How To Spot A Greedy Financial Planner & Finding What Fits You
THE BIG THING I WANT YOU TO KNOW:
Not to come off as hardened or jaded, but not everyone’s pulling for your success in this life. You put A LOT of trust into your financial planner, so you should know how they’re being they’re making money off of your money and if there are any carrots being dangled in front of their noses.
Always “follow the money”
The Watergate scandal and “All the President’s Men” taught us to follow the money.
That’s sage wisdom, but I’d like to take it a step further and tell you to “follow the incentives.” What I mean by that is to keep your head on a swivel.
Sadly, not everyone in this world has pure intentions and there’s a lot of BS (pardon my French) in the worlds of sales and finance. I’m here to tell you why if something sounds too good to be true, it usually is.
don’t let anyone sell you steak if you’re a vegan
When I started Dynamic Money, I made the deliberate choice to establish a fee-based financial firm.
Before I struck out on my own, I worked for other financial firms where I learned a lot and I was proud to call those businesses my employer, but I wasn’t in love with HOW I was being incentivized and compensated. Often times, the desires and needs of my clients didn’t match up to products that the firms were trying to push and boost.
It was kind of like working in a restaurant and the back of the house instructs the wait staff to really sell home a certain dish the kitchen has an abundance of. I was like a waiter trying to get a vegan to order a metaphorical 72 oz. rib eye. If you know what I mean…
Anyway, the ruse was so extensive that both the internal AND external marketing materials never let on to the gaping disconnect. The company lines were always some flowery statement like “we put our clients first” or “we treat our clients like family.”
Well, I’m here to pull back the curtain and call shenanigans!
Many firms (and not just calling out the big guys) incentivize employees based on certain products that don’t always makes sense for clients. No, I didn’t commit acts of elaborate espionage— all these guys hide in plain sight! It shouldn’t come as a surprise that Wells Fargo came under fire for opening fake accounts because it incentivized its employees to do so!
It’s not just about beating the market or beating the index or getting a better return, it’s about the incentives that are driving those decisions.
Our way: When You LOSE money, we LOSE money. When You make money, we make money.
With all the closed door deals and shady enterprises out there, I am not shy about how Dynamic Money makes its money.
We charge an upfront fee for financial planning and a fee based on your growth (or lack thereof) for managing investments.
There are no commissions or incentives like cruises or all-expense paid trips to Paris on the back end for any of our employees. We’re in the trenches with you!
But because everyone’s a critic, some people tell me that they don’t like the way we’re paid. In their perfect world, they would like it if we were paid only when their account grows.

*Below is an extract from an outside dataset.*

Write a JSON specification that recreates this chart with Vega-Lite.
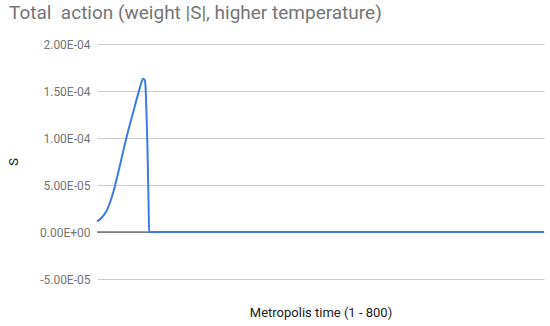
{
  "$schema": "https://vega.github.io/schema/vega-lite/v6.json",
  "autosize": "none",
  "width": 447,
  "height": 235,
  "padding": {"left": 97, "top": 44, "right": 6, "bottom": 47},
  "background": "white",
  "title": {
    "text": "Total \u00a0action (weight |S|, higher temperature)",
    "anchor": "start",
    "frame": "group",
    "dx": -88,
    "offset": 15,
    "font": "Roboto",
    "fontSize": 19,
    "fontWeight": "normal",
    "color": "#757575"
  },
  "config": {
    "view": {"stroke": null},
    "font": "Roboto"
  },
  "data": {
    "values": [
      {"t": 1, "S": 1.13e-5},
      {"t": 8.8, "S": 1.49e-5},
      {"t": 17.7, "S": 2.2e-5},
      {"t": 29.7, "S": 4.15e-5},
      {"t": 41.6, "S": 7.0e-5},
      {"t": 53.5, "S": 1.0e-4},
      {"t": 65.4, "S": 1.268e-4},
      {"t": 74.3, "S": 1.464e-4},
      {"t": 80.3, "S": 1.588e-4},
      {"t": 83.3, "S": 1.631e-4},
      {"t": 86.3, "S": 1.617e-4},
      {"t": 88, "S": 1.517e-4},
      {"t": 89.2, "S": 1.304e-4},
      {"t": 91, "S": 9.49e-5},
      {"t": 92.2, "S": 5.93e-5},
      {"t": 93.4, "S": 2.38e-5},
      {"t": 94, "S": 0},
      {"t": 200, "S": 0},
      {"t": 300, "S": 0},
      {"t": 400, "S": 0},
      {"t": 500, "S": 0},
      {"t": 600, "S": 0},
      {"t": 700, "S": 0},
      {"t": 800, "S": 0}
    ]
  },
  "layer": [
    {
      "mark": {"type": "rule", "color": "#333333", "strokeWidth": 1.2},
      "data": {"values": [{"z": 0}]},
      "encoding": {"y": {"field": "z", "type": "quantitative", "scale": {"domain": [-5e-5, 2e-4], "nice": false}}}
    },
    {
      "mark": {"type": "line", "color": "#3b7be8", "strokeWidth": 2, "interpolate": "monotone"},
      "encoding": {
        "x": {
          "field": "t",
          "type": "quantitative",
          "scale": {"domain": [1, 800], "nice": false, "zero": false},
          "axis": {
            "title": "Metropolis time (1 - 800)",
            "labels": false,
            "ticks": false,
            "domain": false,
            "grid": false,
            "titleFont": "Roboto",
            "titleFontSize": 13,
            "titleFontWeight": "normal",
            "titleColor": "#222222",
            "titlePadding": 27
          }
        },
        "y": {
          "field": "S",
          "type": "quantitative",
          "scale": {"domain": [-5e-5, 2e-4], "nice": false},
          "axis": {
            "title": "S",
            "values": [-5e-5, 0, 5e-5, 1e-4, 1.5e-4, 2e-4],
            "labelExpr": "replace(replace(replace(format(datum.value, '.2e'), 'e-', 'E-0'), 'e+', 'E+0'), '\u2212', '-')",
            "ticks": false,
            "domain": false,
            "grid": true,
            "gridColor": "#cccccc",
            "labelFont": "Roboto",
            "labelFontSize": 12,
            "labelColor": "#757575",
            "labelPadding": 7,
            "titleFont": "Roboto",
            "titleFontSize": 13,
            "titleFontWeight": "normal",
            "titleColor": "#222222",
            "titlePadding": 19
          }
        }
      }
    }
  ]
}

It’s an idea that seems great, right? And I get it, no one likes to be kicked when they’re down. But the danger in basing an entire operation that heralds beating the market or beating the index for its clients spawns a bunch of aggressive and risky money managers whose livelihoods DEPEND on beating the market.
(For the record, there’s no shame in working on commission or incentive because everyone has bills, families and lifestyles that require income.)
But let’s say a planner at Money Manager XYZ is managing the account of a couple that’s just two years away from retirement. That money manager is being compensated based on performance relative to the market, so they’re likely going play a lot riskier of a game, again, because their paycheck hinges on it.
How would you feel about someone making all of these risky and aggressive decisions with your money? NOT GREAT! We know that when retirement is within sight, it’s the time to dial down and make conservative decisions.
If our incentive was only to beat the market, you’re going to be as aggressive and risky as possible on your way to beating the market — which can put your dreams at risk!
experience what makes us different
I’ll go toe to toe with any of the big financial planning names on the block and not question our capabilities against theirs, because we’re great at what we do!
Our differentiator is that we don’t promise you a 1 percent higher return than another shop.
In fact, I don’t give a rip about a 1 percent higher return and that’s why we respectfully bow out of the returns game because that’s not our primary concern.
Our primary goal is that we become a trusted partner who sticks with you year over year and helps you reach your dreams for the future.
You don't want the incentives of the people managing your money to not line up with your incentives.
“Incentives are not strategy, they are tactics.”